Somehow I turned and moved the proper spot facing the committee, was able to sit and bow saying "domo arigato gozeimashta", thank you, rose and walked back to my place, to the still resounding sound of applause from the hundred gathered there.

My completely exhausted body relaxed and my consciousness slowly returned as I watched the next student walk the path of no return. Then during the next test I heard the name of the first person who had been tested called out to be one of the attackers. He ran to his position and became as one of the black belts, intent on simulating a street mugging.

If, then, students come to inquisition, when shall winter ever end?
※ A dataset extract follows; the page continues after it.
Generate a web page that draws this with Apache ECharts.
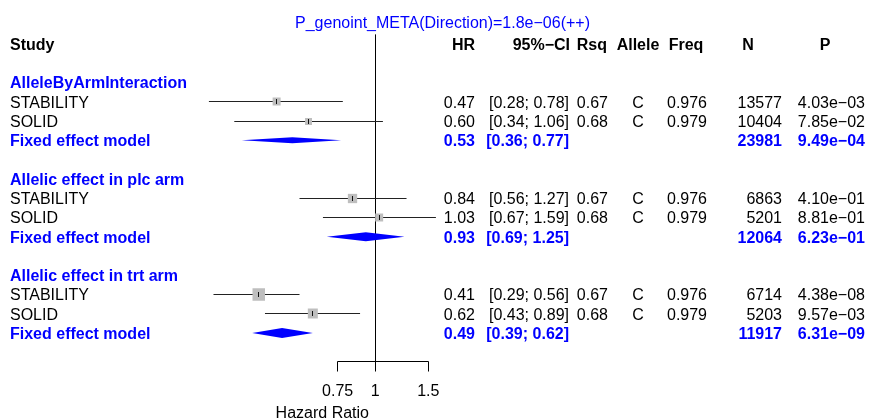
<!DOCTYPE html>
<html><head><meta charset="utf-8">
<script src="https://cdn.jsdelivr.net/npm/echarts@6/dist/echarts.min.js"></script>
<style>html,body{margin:0;padding:0;background:#fff}#c{width:869px;height:420px}</style>
</head><body><div id="c"></div>
<script>
// ---------- data ----------
const titleText = 'P_genoint_META(Direction)=1.8e\u221206(++)';
const headerLabels = ['Study', 'HR', '95%\u2212CI', 'Rsq', 'Allele', 'Freq', 'N', 'P'];
const groupNames = ['AlleleByArmInteraction', 'Allelic effect in plc arm', 'Allelic effect in trt arm'];
const studyNames = ['STABILITY', 'SOLID', 'STABILITY', 'SOLID', 'STABILITY', 'SOLID'];
const studyHR   = [0.47, 0.60, 0.84, 1.03, 0.41, 0.62];
const studyLow  = [0.28, 0.34, 0.56, 0.67, 0.29, 0.43];
const studyHigh = [0.78, 1.06, 1.27, 1.59, 0.56, 0.89];
const studyRsq  = ['0.67', '0.68', '0.67', '0.68', '0.67', '0.68'];
const studyAllele = ['C', 'C', 'C', 'C', 'C', 'C'];
const studyFreq = ['0.976', '0.979', '0.976', '0.979', '0.976', '0.979'];
const studyN    = [13577, 10404, 6863, 5201, 6714, 5203];
const studyP    = ['4.03e\u221203', '7.85e\u221202', '4.10e\u221201', '8.81e\u221201', '4.38e\u221208', '9.57e\u221203'];
const pooledLabel = 'Fixed effect model';
const pooledHR   = [0.53, 0.93, 0.49];
const pooledLow  = [0.36, 0.69, 0.39];
const pooledHigh = [0.77, 1.25, 0.62];
const pooledN    = [23981, 12064, 11917];
const pooledP    = ['9.49e\u221204', '6.23e\u221201', '6.31e\u221209'];
const xTicks = [0.75, 1, 1.5];
const xTickLabels = ['0.75', '1', '1.5'];
const xAxisTitle = 'Hazard Ratio';

// ---------- style / layout ----------
const FONT = '"Liberation Sans", Arial, Helvetica, sans-serif';
const FS = 16;
const BLUE = '#0000ff';
const BLACK = '#000000';
const TEXT_DY = 1.5;
const squareSizes = [8, 7, 9.3, 8, 12.5, 10];
const diamondHeights = [6, 9, 10];
const studyRows = studyNames.map((_, i) => 3 + Math.floor(i / 2) * 5 + (i % 2));
const groupRows = groupNames.map((_, g) => 2 + 5 * g);
const pooledRows = groupNames.map((_, g) => 5 + 5 * g);
const headerPos = [[10, 'left'], [475, 'right'], [570, 'right'], [607, 'right'], [638, 'center'], [686, 'center'], [748, 'center'], [825, 'center']];
const col = { label: [10, 'left'], hr: [475, 'right'], ci: [569, 'right'], rsq: [608, 'right'], allele: [638, 'center'], freq: [687, 'center'], n: [782, 'right'], p: [865, 'right'] };

const fmtCI = (l, h) => '[' + l.toFixed(2) + '; ' + h.toFixed(2) + ']';

// build text items
const texts = [];
function addText(row, str, pos, bold, color) { texts.push({ row, str, x: pos[0], align: pos[1], bold, color }); }
headerLabels.forEach((h, i) => addText(0, h, headerPos[i], true, BLACK));
groupNames.forEach((g, gi) => {
  addText(groupRows[gi], g, col.label, true, BLUE);
  addText(pooledRows[gi], pooledLabel, col.label, true, BLUE);
  addText(pooledRows[gi], pooledHR[gi].toFixed(2), col.hr, true, BLUE);
  addText(pooledRows[gi], fmtCI(pooledLow[gi], pooledHigh[gi]), col.ci, true, BLUE);
  addText(pooledRows[gi], String(pooledN[gi]), col.n, true, BLUE);
  addText(pooledRows[gi], pooledP[gi], col.p, true, BLUE);
});
studyNames.forEach((s, i) => {
  const r = studyRows[i];
  addText(r, s, col.label, false, BLACK);
  addText(r, studyHR[i].toFixed(2), col.hr, false, BLACK);
  addText(r, fmtCI(studyLow[i], studyHigh[i]), col.ci, false, BLACK);
  addText(r, studyRsq[i], col.rsq, false, BLACK);
  addText(r, studyAllele[i], col.allele, false, BLACK);
  addText(r, studyFreq[i], col.freq, false, BLACK);
  addText(r, String(studyN[i]), col.n, false, BLACK);
  addText(r, studyP[i], col.p, false, BLACK);
});

const AXIS_ROW = 16.5;
const chart = echarts.init(document.getElementById('c'), null, { renderer: 'canvas' });
const crisp = v => Math.round(v - 0.5) + 0.5;

chart.setOption({
  animation: false,
  backgroundColor: '#ffffff',
  title: {
    text: titleText, left: 437.5, top: 11, textAlign: 'center',
    textStyle: { color: BLUE, fontSize: FS, fontWeight: 'normal', fontFamily: FONT }
  },
  grid: { left: 194.1, right: 424.35, top: 24.73, bottom: 29.14, containLabel: false },
  xAxis: { type: 'log', logBase: 10, min: 0.25, max: 1.7, show: false },
  yAxis: { type: 'value', inverse: true, min: -1, max: 18, show: false },
  series: [
    { // reference line at HR = 1
      type: 'custom', clip: false, silent: true,
      data: [[1, -0.5, AXIS_ROW]],
      renderItem: (p, api) => {
        const a = api.coord([api.value(0), api.value(1)]);
        const b = api.coord([api.value(0), api.value(2)]);
        const x = crisp(a[0]);
        return { type: 'line', shape: { x1: x, y1: a[1], x2: x, y2: b[1] }, style: { stroke: BLACK, lineWidth: 1 } };
      }
    },
    { // x axis bracket
      type: 'custom', clip: false, silent: true,
      data: xTicks.map((t, i) => [t, AXIS_ROW, i]),
      renderItem: (p, api) => {
        const i = api.value(2);
        const c = api.coord([api.value(0), api.value(1)]);
        const x = crisp(c[0]); const y = crisp(c[1]);
        const children = [
          { type: 'line', shape: { x1: x, y1: y, x2: x, y2: y + 10 }, style: { stroke: BLACK, lineWidth: 1 } },
          { type: 'text', x: c[0], y: y + 30, style: { text: xTickLabels[i], fill: BLACK, fontSize: FS, fontFamily: FONT, align: 'center', verticalAlign: 'middle' } }
        ];
        if (i === 0) {
          const e = api.coord([xTicks[xTicks.length - 1], AXIS_ROW]);
          children.push({ type: 'line', shape: { x1: x, y1: y, x2: crisp(e[0]), y2: y }, style: { stroke: BLACK, lineWidth: 1 } });
          const one = api.coord([1, AXIS_ROW]);
          children.push({ type: 'text', x: one[0] - 53, y: y + 52, style: { text: xAxisTitle, fill: BLACK, fontSize: FS, fontFamily: FONT, align: 'center', verticalAlign: 'middle' } });
        }
        return { type: 'group', children };
      }
    },
    { // individual studies
      type: 'custom', clip: false, silent: true,
      data: studyHR.map((v, i) => [v, studyRows[i], studyLow[i], studyHigh[i], i]),
      renderItem: (p, api) => {
        const row = api.value(1); const i = api.value(4);
        const c = api.coord([api.value(0), row]);
        const l = api.coord([api.value(2), row]);
        const h = api.coord([api.value(3), row]);
        const y = crisp(c[1]);
        const s = squareSizes[i];
        return { type: 'group', children: [
          { type: 'line', shape: { x1: l[0], y1: y, x2: h[0], y2: y }, style: { stroke: '#222', lineWidth: 1 } },
          { type: 'rect', shape: { x: c[0] - s / 2, y: y - s / 2, width: s, height: s }, style: { fill: '#bebebe' } },
          { type: 'line', shape: { x1: crisp(c[0]), y1: y - 2.5, x2: crisp(c[0]), y2: y + 2.5 }, style: { stroke: '#111', lineWidth: 1 } }
        ] };
      }
    },
    { // pooled diamonds
      type: 'custom', clip: false, silent: true,
      data: pooledHR.map((v, i) => [v, pooledRows[i], pooledLow[i], pooledHigh[i], i]),
      renderItem: (p, api) => {
        const row = api.value(1); const i = api.value(4);
        const c = api.coord([api.value(0), row]);
        const l = api.coord([api.value(2), row]);
        const h = api.coord([api.value(3), row]);
        const d = diamondHeights[i] / 2;
        return { type: 'polygon', shape: { points: [[l[0], c[1]], [c[0], c[1] - d], [h[0], c[1]], [c[0], c[1] + d]] }, style: { fill: BLUE } };
      }
    },
    { // table texts
      type: 'custom', clip: false, silent: true,
      data: texts.map((t, i) => [1, t.row, i]),
      renderItem: (p, api) => {
        const t = texts[api.value(2)];
        const c = api.coord([1, api.value(1)]);
        return { type: 'text', x: t.x, y: c[1] + TEXT_DY, style: { text: t.str, fill: t.color, fontSize: FS, fontWeight: t.bold ? 'bold' : 'normal', fontFamily: FONT, align: t.align, verticalAlign: 'middle' } };
      }
    }
  ]
});
</script>
</body></html>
At that moment it came clear that I too would soon be called as Uke. Warrior from the other side of the line. What would I do? I had nothing left, no heart, no strength, no hope, no will. Yet when my name was called I rose and attacked with full strength, full participation, and clear intent. How could I let my brother face anything less than complete reality? By the time my ten attacks were done and the student, Oliver from Puerto Rico, pinned me to the mat I knew that when I got up I would vomit and fall down again.

I made it to my knees and resigned myself to my revolting stomach and gave up all struggle. I had just enough time to resolve the humiliation by planning to throw up into my gi jacket which was open enough in the front to allow this small salvation. My resignation and resolution provided a miracle and I did not heave just then but made it back to my seat on the sidelines where my traitorous stomach again threatened. Once again it was overcome by my resignation and resolution. I neither heaved nor died on that spot but was reborn into another shell of the atom of life.

It was four hours later before we were told that all five who were tested had been awarded the rank of Shodan, "beginner."

My Sensei took me to dinner along with a most beautiful Shodan named Lis and we talked about many things. During the next day there were another six hours on the mat plus an hour and a half watching three Nidan (second degree black belt) and one Sandan (third degree) tests. One of the Nidan's entered his test with taped up toes which had been broken the day before ,and two of the Nidan applicants failed their tests.

On the Sunday I wore my hakama (flowing skirt originally used by Samurai as badge of rank and to hide the position of the feet from the opponent) for the first time. There was a three hour workshop in the art of Iaido, the art of drawing the Samurai sword. My balance and movement were entirely changed. There was focus where there had been none before, there was grace where there had been clumsiness, there was calm where there had been fear. The seminar ended with a public Aikido demonstration by the senior Sensei's from around the country. There was a crowd of about 150. I served as on of the Uke for my teacher's part of the demonstration

On Monday night I taught my first class in Atlanta as Shodan. I do not quite know just who this is inhabiting my body but it is not the Robert I knew just last week. I will be presented with my actual black belt on Friday when we conduct tests in our dojo where I will sit as a member of the test committee. These will all be "kyu" tests, all white belt steps toward Shodan. They start at 7th kyu and the highest we will test is 3rd kyu.

As I went into this process I was working on the assumption that I would be tested on my knowledge. I was entirely wrong. This was a test of character. They wanted to know just how much I was willing to put into it. When I sat down at the end of my ordeal I knew not what I actually had done, I knew only that I had given all I had and whatever the outcome I was satisfied with that.

It is true that what I have or what I know or what I can do has little meaning and that the only lasting measure is of what I am willing to give. My view of my own life has changed entirely. I have been operating as though being tested for ability or knowledge or product and in these I have succeeded and failed at various times and in various ways. What I know I have always done, however, is to give all I have to what I am doing, and whatever the outcome, and for the first time in my life, I am satisfied.